How matching works: The rule matches only on the current user, not the user's groups. For example, if USER1 belongs to GROUP1 and you set a default privilege rule for GROUP1, the rule does not trigger when USER1 creates a table. To trigger the rule, switch the session role first:

SET SESSION ROLE GROUP1;
-- Now create the table; the rule matches because the current user is GROUP1

Step 4: Transfer table ownership to the group

After USER1 creates a table, transfer ownership to PROJ1_DEV_GROUP so that all group members can manage or drop it. This example uses TABLE1:

ALTER TABLE SCHEMA1.TABLE1 OWNER TO PROJ1_DEV_GROUP;

Skip this step if only the table creator or a superuser will ever manage or drop the table.

Two common patterns for running this step:

  • A superuser periodically transfers ownership of newly created tables.

  • The creator transfers ownership before another group member needs to manage or drop the table.

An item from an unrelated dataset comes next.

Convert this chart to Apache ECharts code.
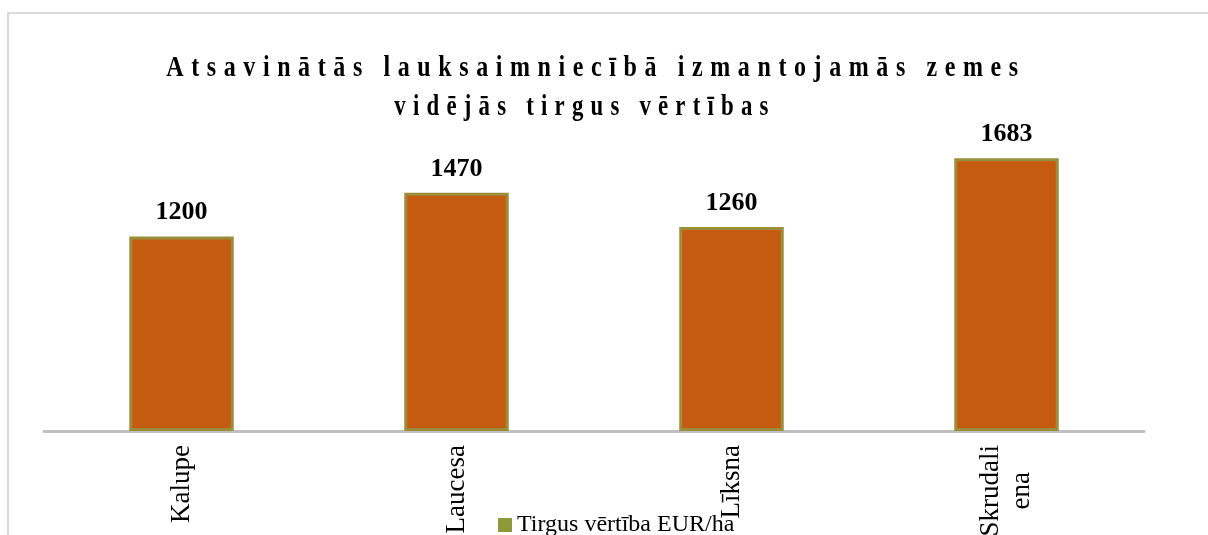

Step 5: Move a user to a different project

To reassign USER1 from PROJ1 to PROJ2 without affecting existing tables, revoke the current default privileges first, then set new ones. Revoking first ensures old rules no longer apply to future tables before the new rules take effect.

-- Revoke existing default privileges for PROJ1
ALTER DEFAULT PRIVILEGES FOR ROLE "USER1" REVOKE ALL ON TABLES FROM PROJ1_DEV_GROUP;
ALTER DEFAULT PRIVILEGES FOR ROLE "USER1" REVOKE ALL ON TABLES FROM PROJ1_WRITE_GROUP;
ALTER DEFAULT PRIVILEGES FOR ROLE "USER1" REVOKE SELECT ON TABLES FROM PROJ1_VIEW_GROUP;

-- Set new default privileges for PROJ2
ALTER DEFAULT PRIVILEGES FOR ROLE "USER1" GRANT ALL ON TABLES TO PROJ2_DEV_GROUP;
ALTER DEFAULT PRIVILEGES FOR ROLE "USER1" GRANT ALL ON TABLES TO PROJ2_WRITE_GROUP;
ALTER DEFAULT PRIVILEGES FOR ROLE "USER1" GRANT SELECT ON TABLES TO PROJ2_VIEW_GROUP;

Run \ddp again to confirm the rules have been updated.